I am a pythonist and very new to puppeteer and JavaScript. I am trying to webscrape a page and get some specific links out of that page and save those links in an array. I want this array to be outside the function and global. Here is my python code for this:

base_url ="https://www.blablabla.com"
links = []
for a in soup.find_all('a',attrs={'class':"o-job-card"}, href=True):
    links.append( base_url + a['href'] ) 
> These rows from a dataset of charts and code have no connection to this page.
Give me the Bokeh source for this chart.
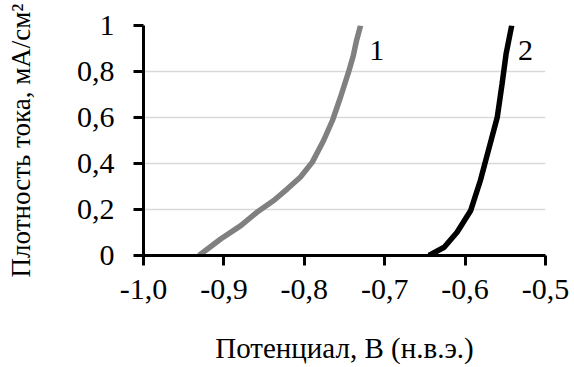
from bokeh.plotting import figure
from bokeh.models import FixedTicker, Range1d, Label
from bokeh.embed import file_html
from bokeh.resources import INLINE

# Curve 1 (grey)
v1 = [-0.931, -0.904, -0.879, -0.859, -0.838, -0.821, -0.805, -0.790, -0.776, -0.765, -0.755, -0.745, -0.739, -0.735, -0.730]
j1 = [0.0, 0.072, 0.130, 0.188, 0.239, 0.290, 0.340, 0.406, 0.500, 0.587, 0.688, 0.797, 0.870, 0.935, 1.0]
# Curve 2 (black)
v2 = [-0.645, -0.626, -0.610, -0.593, -0.581, -0.571, -0.560, -0.554, -0.549, -0.542]
j2 = [0.0, 0.036, 0.101, 0.196, 0.326, 0.457, 0.601, 0.746, 0.877, 1.0]

x_ticks = [-1.0, -0.9, -0.8, -0.7, -0.6, -0.5]
x_tick_labels = ["-1,0", "-0,9", "-0,8", "-0,7", "-0,6", "-0,5"]
y_ticks = [0.0, 0.2, 0.4, 0.6, 0.8, 1.0]
y_tick_labels = ["0", "0,2", "0,4", "0,6", "0,8", "1"]

curve_labels = ["1", "2"]
curve_label_x = [-0.71, -0.525]
curve_label_y = [0.89, 0.89]

x_title = "Потенциал, В (н.в.э.)"
y_title = "Плотность тока, мА/см²"

FONT = "Liberation Serif"

p = figure(width=574, height=367, output_backend="svg", toolbar_location=None,
           x_range=Range1d(-1.0, -0.5), y_range=Range1d(0, 1))
p.min_border_left = 143
p.min_border_right = 29
p.min_border_top = 25
p.min_border_bottom = 112
p.outline_line_color = None
p.background_fill_color = "white"
p.border_fill_color = "white"

p.xgrid.grid_line_color = None
p.ygrid.grid_line_color = "#d9d9d9"
p.ygrid.grid_line_width = 1.5

p.xaxis.ticker = FixedTicker(ticks=x_ticks)
p.yaxis.ticker = FixedTicker(ticks=y_ticks)
p.xaxis.major_label_overrides = dict(zip(x_ticks, x_tick_labels))
p.yaxis.major_label_overrides = dict(zip(y_ticks, y_tick_labels))

for ax in (p.xaxis, p.yaxis):
    ax.axis_line_width = 3
    ax.axis_line_color = "black"
    ax.major_tick_line_width = 3
    ax.major_tick_line_color = "black"
    ax.major_tick_in = 0
    ax.major_tick_out = 10
    ax.minor_tick_line_color = None
    ax.major_label_text_font = FONT
    ax.major_label_text_font_size = "30px"
    ax.major_label_text_color = "black"
    ax.axis_label_text_font = FONT
    ax.axis_label_text_font_style = "normal"
    ax.axis_label_text_color = "black"

p.xaxis.axis_label_text_font_size = "29px"
p.yaxis.axis_label_text_font_size = "27px"
p.xaxis.axis_label = x_title
p.yaxis.axis_label = y_title
p.xaxis.major_label_standoff = 14
p.yaxis.major_label_standoff = 19
p.xaxis.axis_label_standoff = 30
p.yaxis.axis_label_standoff = 38

p.line(v1, j1, line_color="#808080", line_width=5.5)
p.line(v2, j2, line_color="black", line_width=5.5)

for t, x, y in zip(curve_labels, curve_label_x, curve_label_y):
    p.add_layout(Label(x=x, y=y, text=t, text_font=FONT, text_font_size="30px",
                       text_align="center", text_baseline="middle", text_color="black"))

open("out.html", "w").write(file_html(p, INLINE))
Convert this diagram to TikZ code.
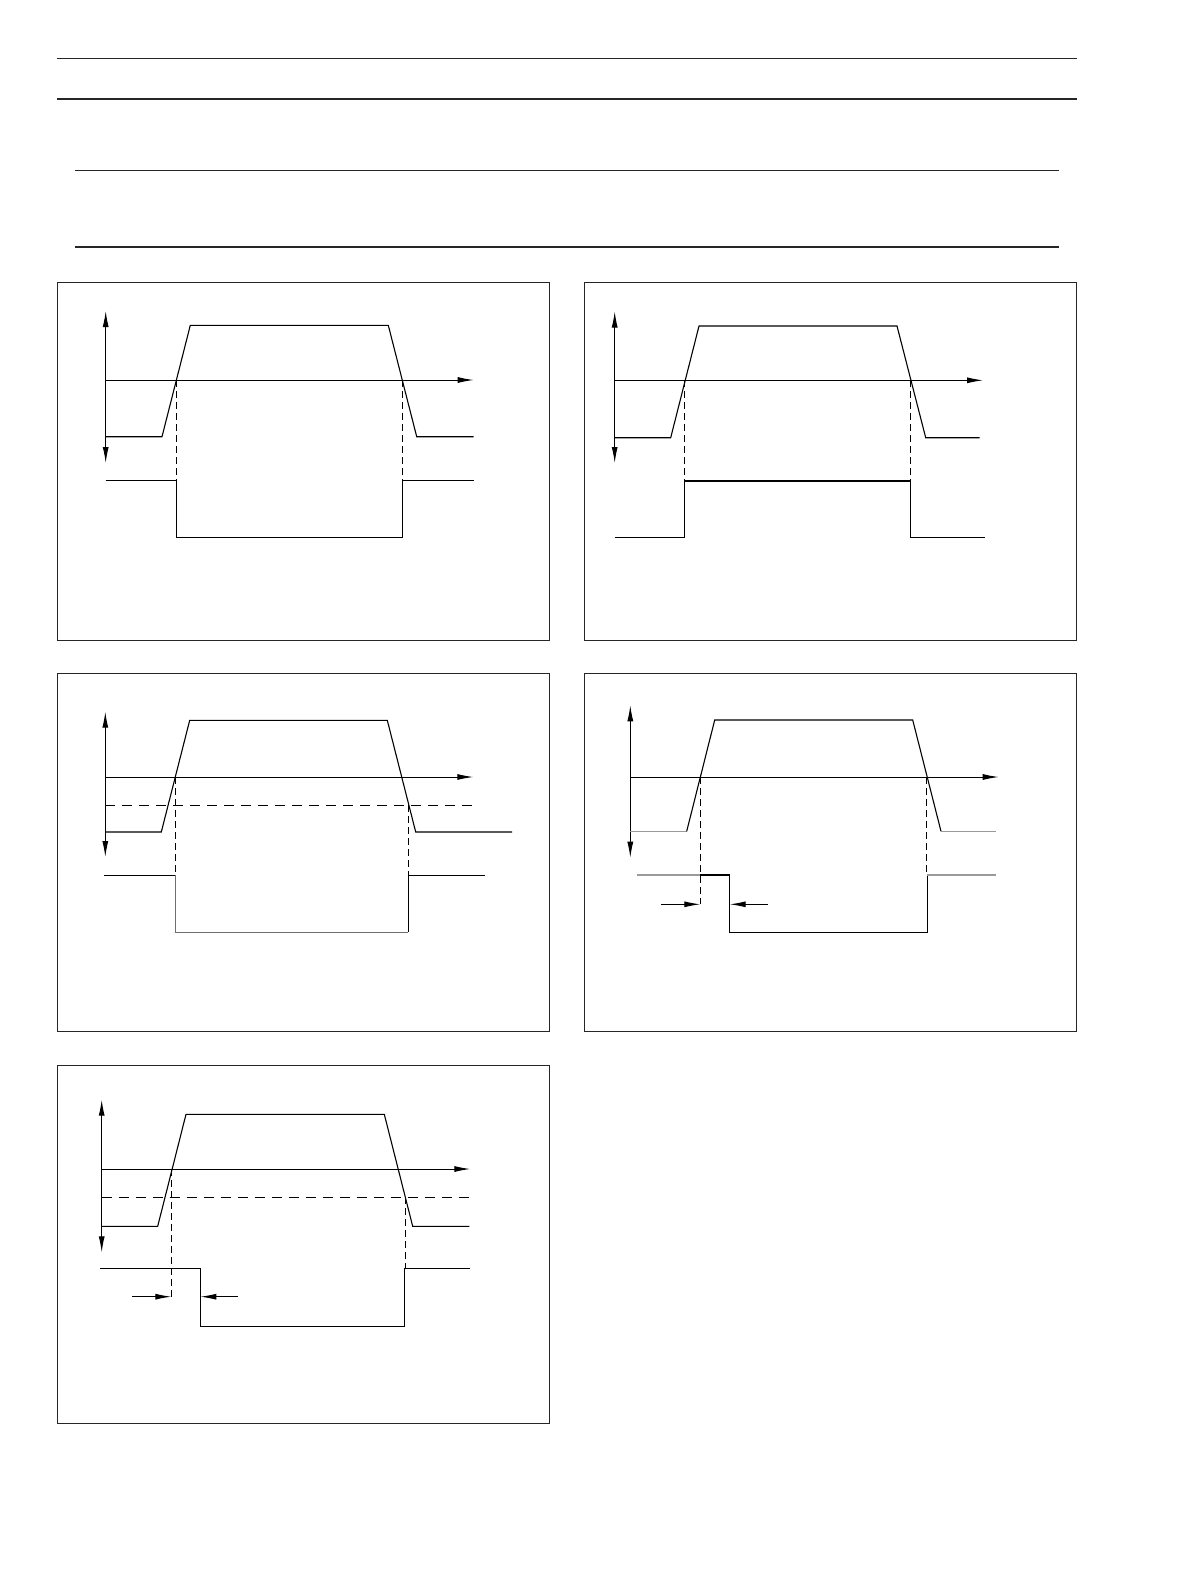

But my boss wants me to do the same thing with puppeteer. Anyhow I have come up with the solution below. But there is something wrong: I can console.log(my_links[i]) and see the links but I can not links.push(my_links[i]); and I do not understand why... Can somebody explain this to me?

Here is the whole code :

const puppeteer = require('puppeteer');
async function main() {
  try {
    const browser = await puppeteer.launch();
    const [page] = await browser.pages();

    await page.goto('https://www.blablabla.com');
  
    return await page.evaluate(() =>
      Array.from(document.querySelectorAll('a.o-job-card[href]'), (a) => a.getAttribute('href'))
    );

  } catch (err) {
    console.error(err);
  }
}

let links = [];
var txt = 'https://www.blablabla.com';
let userToken = main();
userToken.then(function (my_links) {
  for (i = 0; i < my_links.length; i++) {
    my_links[i] = txt + my_links[i];
    links.push(my_links[i]);
  }
});

console.log(links);
Ada
  • 5
  • 3
  • 1
    You are pushing to links, but the `console.log(links)` fired before `main()` was finished running. If you log `links` inside the `.then` you'll see it is populated. see: [How do I return the response from an asynchronous call?](https://stackoverflow.com/questions/14220321/how-do-i-return-the-response-from-an-asynchronous-call) – pilchard Jan 25 '21 at 12:31
  • Thanks for the explanation. But console.log comes after main() . how it can fire before? I am confused – Ada Jan 25 '21 at 13:08
  • Because it's an asynchronous function that returns a promise, not an array as you probably think. So you either need to put console.log() inside then callback function or await main() – pavelsaman Jan 25 '21 at 13:18
  • I need to read about async functions I believe. Thanks for help – Ada Jan 25 '21 at 13:57

0 Answers0